We could see this movement in an encouraging light; corporates see that consumers want to make ethical and environmentally responsible purchases. Win! But is it? Alex Hannan, CEO of Akina Foundation, closed the Forum by urging us to take our work forward with “collaboration, respect, openness, and humility”. Alex has warned that, when any movement gets momentum or a field gets investment, along with excitement and anxiety, potential predation will follow.
To pick on the corporate sector, a question raised at the Forum was whether Corporate Social Responsibility (CSR) enables companies to claim they are doing good when really they are simply plundering the juiciest selling points of social enterprise. A session on “Enabling Procurement with Purpose” suggested a way around impact washing. The idea is quite simple: meaningful collaboration between social enterprises and corporates wanting to hit the ‘impact’ market.
Instead of (for example) offering small grants to tick the social responsibilities box, corporates could instead partner with social enterprises that deliver goods and services aligned to their values.

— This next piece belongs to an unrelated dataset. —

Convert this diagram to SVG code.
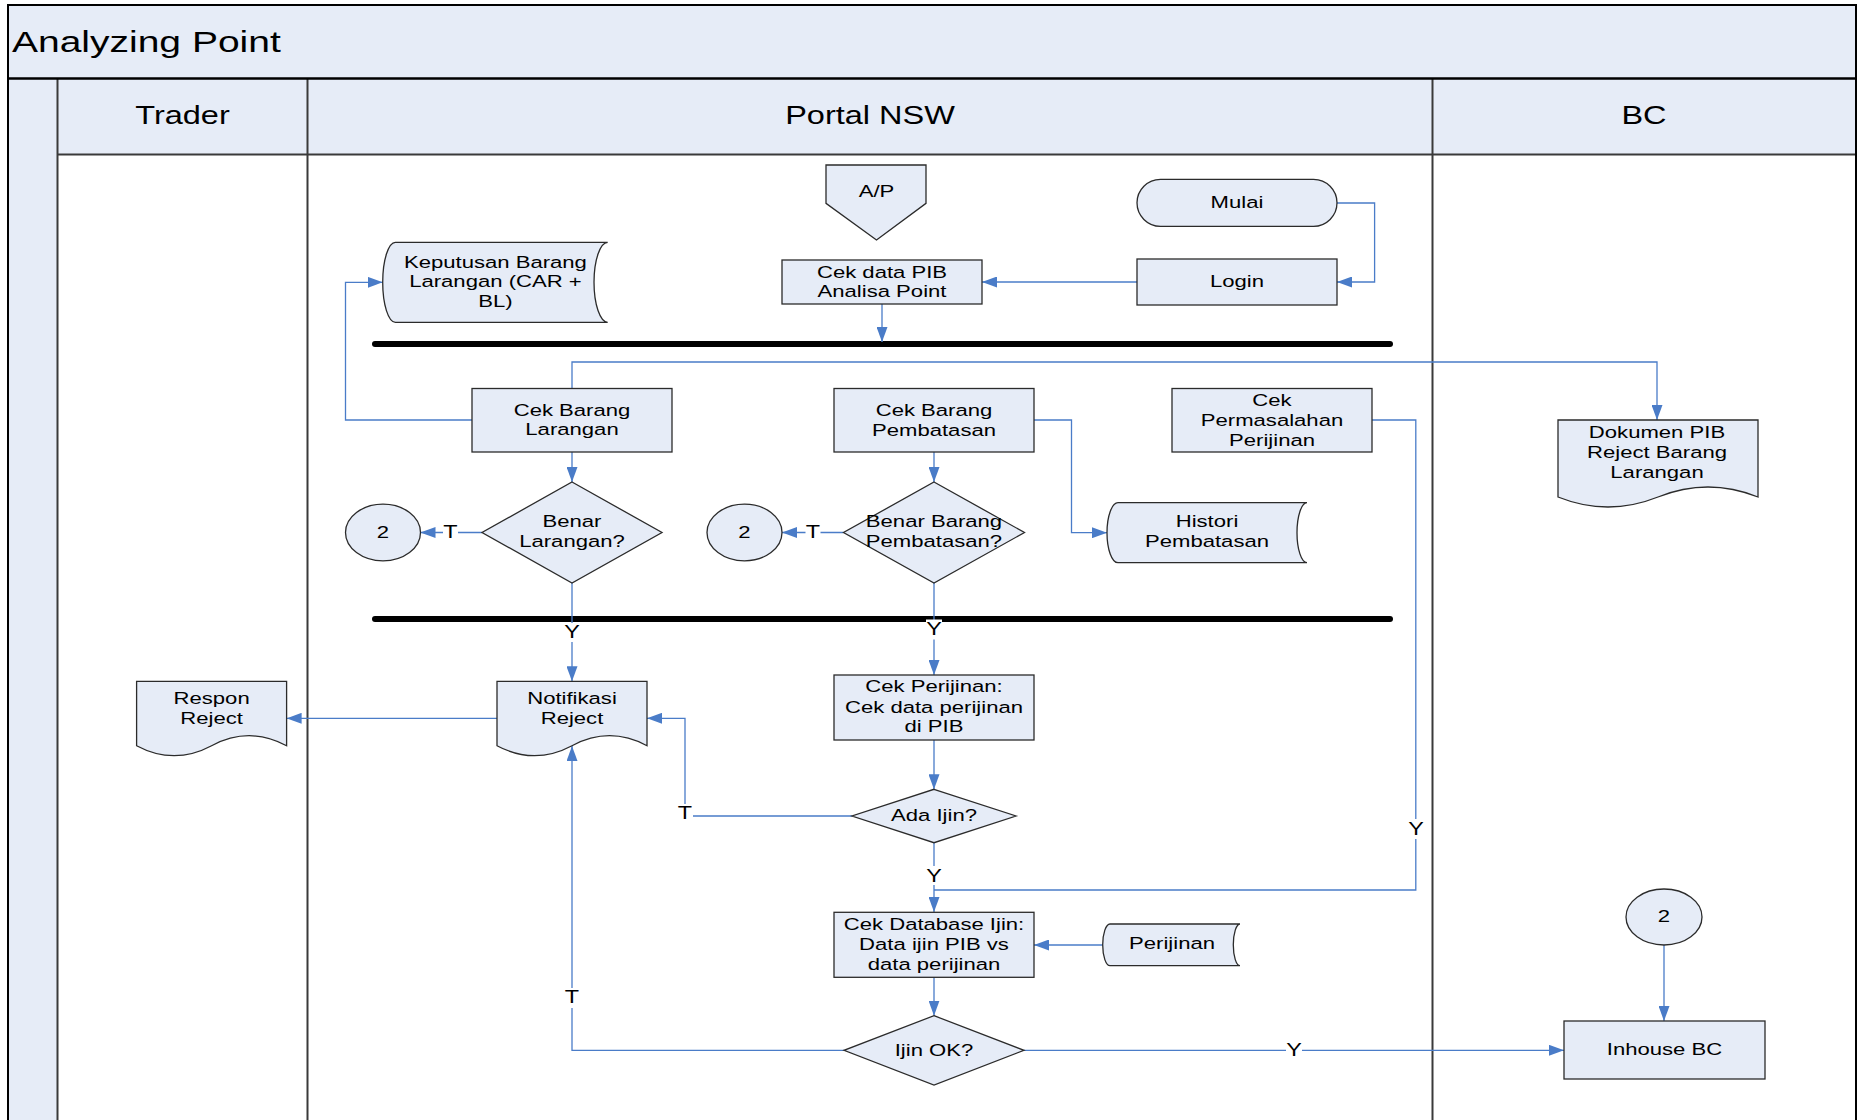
<svg xmlns="http://www.w3.org/2000/svg" width="1862" height="1120" viewBox="0 0 1862 1120">
<style>
.bg{fill:#E6ECF7}
.ln{stroke:#3a3a3a;stroke-width:2;fill:none}
.s{fill:#E6ECF7;stroke:#2b2b2b;stroke-width:1.3}
.c{fill:none;stroke:#4A7CC8;stroke-width:1.3}
.bar{stroke:#000;stroke-width:6;stroke-linecap:round}
.n{font-family:"Liberation Sans",Arial,Helvetica,sans-serif;font-size:17px;text-anchor:middle;fill:#000}
.h{font-family:"Liberation Sans",Arial,Helvetica,sans-serif;font-size:25px;text-anchor:middle;fill:#000}
.ttl{font-family:"Liberation Sans",Arial,Helvetica,sans-serif;font-size:30px;fill:#000}
.lb{font-family:"Liberation Sans",Arial,Helvetica,sans-serif;font-size:18px;text-anchor:middle;fill:#000}
.wb{fill:#fff}
</style>
<defs>
<marker id="ah" markerUnits="userSpaceOnUse" markerWidth="15" markerHeight="11" viewBox="0 0 15 11" refX="15" refY="5.5" orient="auto">
<path d="M0,0 L15,5.5 L0,11 Z" fill="#4A7CC8"/>
</marker>
</defs>
<rect width="1862" height="1120" fill="#fff"/>
<g id="swimlanes">
<rect class="bg" x="8" y="5" width="1848" height="73.5"/>
<rect class="bg" x="8" y="78.5" width="49.5" height="1045"/>
<rect class="bg" x="57.5" y="78.5" width="1798.5" height="76"/>
<line class="ln" x1="57.5" y1="154.5" x2="1856" y2="154.5"/>
<line class="ln" x1="57.5" y1="78.5" x2="57.5" y2="1122"/>
<line class="ln" x1="307.5" y1="78.5" x2="307.5" y2="1122"/>
<line class="ln" x1="1432.5" y1="78.5" x2="1432.5" y2="1122"/>
<line x1="8" y1="78.5" x2="1856" y2="78.5" stroke="#000" stroke-width="2.4"/>
<path d="M8,1122 V5 H1856 V1122" fill="none" stroke="#000" stroke-width="2"/>
<text class="ttl" transform="matrix(1.3 0 0 1 12 0)" x="0" y="52">Analyzing Point</text>
<text class="h" transform="matrix(1.3 0 0 1 182.5 0)" x="0" y="124">Trader</text>
<text class="h" transform="matrix(1.3 0 0 1 870 0)" x="0" y="124">Portal NSW</text>
<text class="h" transform="matrix(1.3 0 0 1 1644 0)" x="0" y="124">BC</text>
</g>
<g id="bars">
<line class="bar" x1="375" y1="344" x2="1390" y2="344"/>
<line class="bar" x1="375" y1="619" x2="1390" y2="619"/>
</g>
<g id="connectors">
<path class="c" d="M1337,203 H1374.6 V282 H1337" marker-end="url(#ah)"/>
<path class="c" d="M1137,282 H982" marker-end="url(#ah)"/>
<path class="c" d="M882,304 V342" marker-end="url(#ah)"/>
<path class="c" d="M572,388 V362 H1657 V420" marker-end="url(#ah)"/>
<path class="c" d="M472,420 H345.5 V282.3 H382.7" marker-end="url(#ah)"/>
<path class="c" d="M572,452 V482" marker-end="url(#ah)"/>
<path class="c" d="M482,532.5 H420.5" marker-end="url(#ah)"/>
<path class="c" d="M572,583 V681.3" marker-end="url(#ah)"/>
<path class="c" d="M934,452 V482" marker-end="url(#ah)"/>
<path class="c" d="M843.5,532.5 H782" marker-end="url(#ah)"/>
<path class="c" d="M1034,420 H1071.5 V532.7 H1107" marker-end="url(#ah)"/>
<path class="c" d="M934,583 V675" marker-end="url(#ah)"/>
<path class="c" d="M1372,420 H1415.8 V890 H934"/>
<path class="c" d="M934,740 V789.3" marker-end="url(#ah)"/>
<path class="c" d="M852,816 H685 V718.3 H647" marker-end="url(#ah)"/>
<path class="c" d="M934,842.7 V912" marker-end="url(#ah)"/>
<path class="c" d="M1102.7,945 H1034" marker-end="url(#ah)"/>
<path class="c" d="M934,977 V1015.7" marker-end="url(#ah)"/>
<path class="c" d="M844,1050.3 H572 V746" marker-end="url(#ah)"/>
<path class="c" d="M1024,1050.3 H1564" marker-end="url(#ah)"/>
<path class="c" d="M1664,945 V1021" marker-end="url(#ah)"/>
<path class="c" d="M497,718.3 H286.6" marker-end="url(#ah)"/>
<rect class="wb" x="443" y="524" width="15" height="15"/>
<text class="lb" transform="matrix(1.3 0 0 1 450.5 0)" x="0" y="538.5">T</text>
<rect class="wb" x="805.5" y="524" width="15" height="15"/>
<text class="lb" transform="matrix(1.3 0 0 1 813 0)" x="0" y="538.5">T</text>
<rect class="wb" x="564" y="623" width="16" height="19"/>
<text class="lb" transform="matrix(1.3 0 0 1 572 0)" x="0" y="638">Y</text>
<rect class="wb" x="926" y="619.5" width="16" height="20"/>
<text class="lb" transform="matrix(1.3 0 0 1 934 0)" x="0" y="635">Y</text>
<rect class="wb" x="1408" y="819" width="16" height="20"/>
<text class="lb" transform="matrix(1.3 0 0 1 1416 0)" x="0" y="835">Y</text>
<rect class="wb" x="677" y="804" width="16" height="16"/>
<text class="lb" transform="matrix(1.3 0 0 1 685 0)" x="0" y="819.5">T</text>
<rect class="wb" x="926" y="866" width="16" height="19"/>
<text class="lb" transform="matrix(1.3 0 0 1 934 0)" x="0" y="882">Y</text>
<rect class="wb" x="564" y="988" width="16" height="20"/>
<text class="lb" transform="matrix(1.3 0 0 1 572 0)" x="0" y="1003.5">T</text>
<rect class="wb" x="1286" y="1041" width="16" height="16"/>
<text class="lb" transform="matrix(1.3 0 0 1 1294 0)" x="0" y="1056">Y</text>
</g>
<g id="node-ap">
<polygon class="s" points="826,165 926,165 926,203.3 876.5,240 826,203.3"/>
<text class="n" transform="matrix(1.3 0 0 1 876.5 0)" x="0" y="197">A/P</text>
</g>
<g id="node-mulai">
<rect class="s" x="1137" y="179.3" width="200" height="47" rx="23.5" ry="23.5"/>
<text class="n" transform="matrix(1.3 0 0 1 1237 0)" x="0" y="208.3">Mulai</text>
</g>
<g id="node-login">
<rect class="s" x="1137" y="259" width="200" height="46"/>
<text class="n" transform="matrix(1.3 0 0 1 1237 0)" x="0" y="287.3">Login</text>
</g>
<g id="node-cekdatapib">
<rect class="s" x="782" y="260" width="200" height="44"/>
<text class="n" transform="matrix(1.3 0 0 1 882 0)"><tspan x="0" y="277.7">Cek data PIB</tspan><tspan x="0" y="297.3">Analisa Point</tspan></text>
</g>
<g id="node-keputusan">
<path class="s" d="M395.4,242.3 H607.7 A13.7,40 0 0 0 607.7,322.3 H395.4 A12.7,40 0 0 1 395.4,242.3 Z"/>
<text class="n" transform="matrix(1.3 0 0 1 495.4 0)"><tspan x="0" y="267.7">Keputusan Barang</tspan><tspan x="0" y="287.3">Larangan (CAR +</tspan><tspan x="0" y="307.3">BL)</tspan></text>
</g>
<g id="node-cekbaranglarangan">
<rect class="s" x="472" y="388.5" width="200" height="63.5"/>
<text class="n" transform="matrix(1.3 0 0 1 572 0)"><tspan x="0" y="415.7">Cek Barang</tspan><tspan x="0" y="435.3">Larangan</tspan></text>
</g>
<g id="node-cekbarangpembatasan">
<rect class="s" x="834" y="388.5" width="200" height="63.5"/>
<text class="n" transform="matrix(1.3 0 0 1 934 0)"><tspan x="0" y="416.3">Cek Barang</tspan><tspan x="0" y="436">Pembatasan</tspan></text>
</g>
<g id="node-cekpermasalahan">
<rect class="s" x="1172" y="388.5" width="200" height="63.5"/>
<text class="n" transform="matrix(1.3 0 0 1 1272 0)"><tspan x="0" y="406">Cek</tspan><tspan x="0" y="426">Permasalahan</tspan><tspan x="0" y="445.7">Perijinan</tspan></text>
</g>
<g id="node-dokumenpib">
<path class="s" d="M1558,420 H1758 V497 Q1708,477 1658,497 T1558,497 Z"/>
<text class="n" transform="matrix(1.3 0 0 1 1657 0)"><tspan x="0" y="437.7">Dokumen PIB</tspan><tspan x="0" y="457.7">Reject Barang</tspan><tspan x="0" y="477.7">Larangan</tspan></text>
</g>
<g id="node-benarlarangan">
<polygon class="s" points="572,482 662,532.5 572,583 482,532.5"/>
<text class="n" transform="matrix(1.3 0 0 1 572 0)"><tspan x="0" y="526.7">Benar</tspan><tspan x="0" y="547">Larangan?</tspan></text>
</g>
<g id="node-conn2a">
<ellipse class="s" cx="383" cy="532.5" rx="37.5" ry="28.3"/>
<text class="n" transform="matrix(1.3 0 0 1 383 0)" x="0" y="538">2</text>
</g>
<g id="node-benarpembatasan">
<polygon class="s" points="934,482 1024.5,532.5 934,583 843.5,532.5"/>
<text class="n" transform="matrix(1.3 0 0 1 934 0)"><tspan x="0" y="526.7">Benar Barang</tspan><tspan x="0" y="547">Pembatasan?</tspan></text>
</g>
<g id="node-conn2b">
<ellipse class="s" cx="744.5" cy="532.5" rx="37.5" ry="28.3"/>
<text class="n" transform="matrix(1.3 0 0 1 744.5 0)" x="0" y="538">2</text>
</g>
<g id="node-histori">
<path class="s" d="M1118,502.7 H1307 A10,30 0 0 0 1307,562.7 H1118 A11,30 0 0 1 1118,502.7 Z"/>
<text class="n" transform="matrix(1.3 0 0 1 1207 0)"><tspan x="0" y="526.7">Histori</tspan><tspan x="0" y="546.7">Pembatasan</tspan></text>
</g>
<g id="node-respon">
<path class="s" d="M136.6,681.3 H286.6 V745.7 Q249.1,725.7 211.6,745.7 T136.6,745.7 Z"/>
<text class="n" transform="matrix(1.3 0 0 1 211.6 0)"><tspan x="0" y="704">Respon</tspan><tspan x="0" y="724">Reject</tspan></text>
</g>
<g id="node-notifikasi">
<path class="s" d="M497,681.3 H647 V745.7 Q609.5,725.7 572,745.7 T497,745.7 Z"/>
<text class="n" transform="matrix(1.3 0 0 1 572 0)"><tspan x="0" y="704">Notifikasi</tspan><tspan x="0" y="724">Reject</tspan></text>
</g>
<g id="node-cekperijinan">
<rect class="s" x="834" y="675" width="200" height="65"/>
<text class="n" transform="matrix(1.3 0 0 1 934 0)"><tspan x="0" y="692.3">Cek Perijinan:</tspan><tspan x="0" y="712.7">Cek data perijinan</tspan><tspan x="0" y="732.3">di PIB</tspan></text>
</g>
<g id="node-adaijin">
<polygon class="s" points="934,789.3 1016,816 934,842.7 852,816"/>
<text class="n" transform="matrix(1.3 0 0 1 934 0)" x="0" y="821.3">Ada Ijin?</text>
</g>
<g id="node-cekdatabase">
<rect class="s" x="834" y="912.3" width="200" height="65"/>
<text class="n" transform="matrix(1.3 0 0 1 934 0)"><tspan x="0" y="930">Cek Database Ijin:</tspan><tspan x="0" y="950">Data ijin PIB vs</tspan><tspan x="0" y="970">data perijinan</tspan></text>
</g>
<g id="node-perijinan">
<path class="s" d="M1110,924 H1240 A6.7,20.85 0 0 0 1240,965.7 H1110 A7.3,20.85 0 0 1 1110,924 Z"/>
<text class="n" transform="matrix(1.3 0 0 1 1172 0)" x="0" y="949.3">Perijinan</text>
</g>
<g id="node-ijinok">
<polygon class="s" points="934,1015.7 1024,1050.3 934,1085 844,1050.3"/>
<text class="n" transform="matrix(1.3 0 0 1 934 0)" x="0" y="1055.7">Ijin OK?</text>
</g>
<g id="node-conn2c">
<ellipse class="s" cx="1664" cy="917" rx="38" ry="28"/>
<text class="n" transform="matrix(1.3 0 0 1 1664 0)" x="0" y="922">2</text>
</g>
<g id="node-inhouse">
<rect class="s" x="1564" y="1021" width="201" height="58"/>
<text class="n" transform="matrix(1.3 0 0 1 1664.5 0)" x="0" y="1055.3">Inhouse BC</text>
</g>
</svg>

“This is money corporations are spending anyway, and many are not paying enough attention to the social impact they could deliver by simply choosing the right social enterprise suppliers.” - Louise Aitken, GM of Ākina
Not a bad nudge, considering that in the UK the average CSR budget of a FTSE 100 company is £10 million, while its procurement budget is close to £500 million.
The World Forum has been sold to us as the opportunity for Aotearoa to take social enterprise by both hands and thrust it into mainstream society. For a few days, surrounded by waves of people wearing lanyards and massive grins, I got a taster of what this could be like.
Inspiration lit up the room, for sure. But failure also made some guest appearances, along with its pal the challenger. And for that reason, I left the Forum with great hope. We are creating our tomorrow with eyes wide open - and may it continue that way.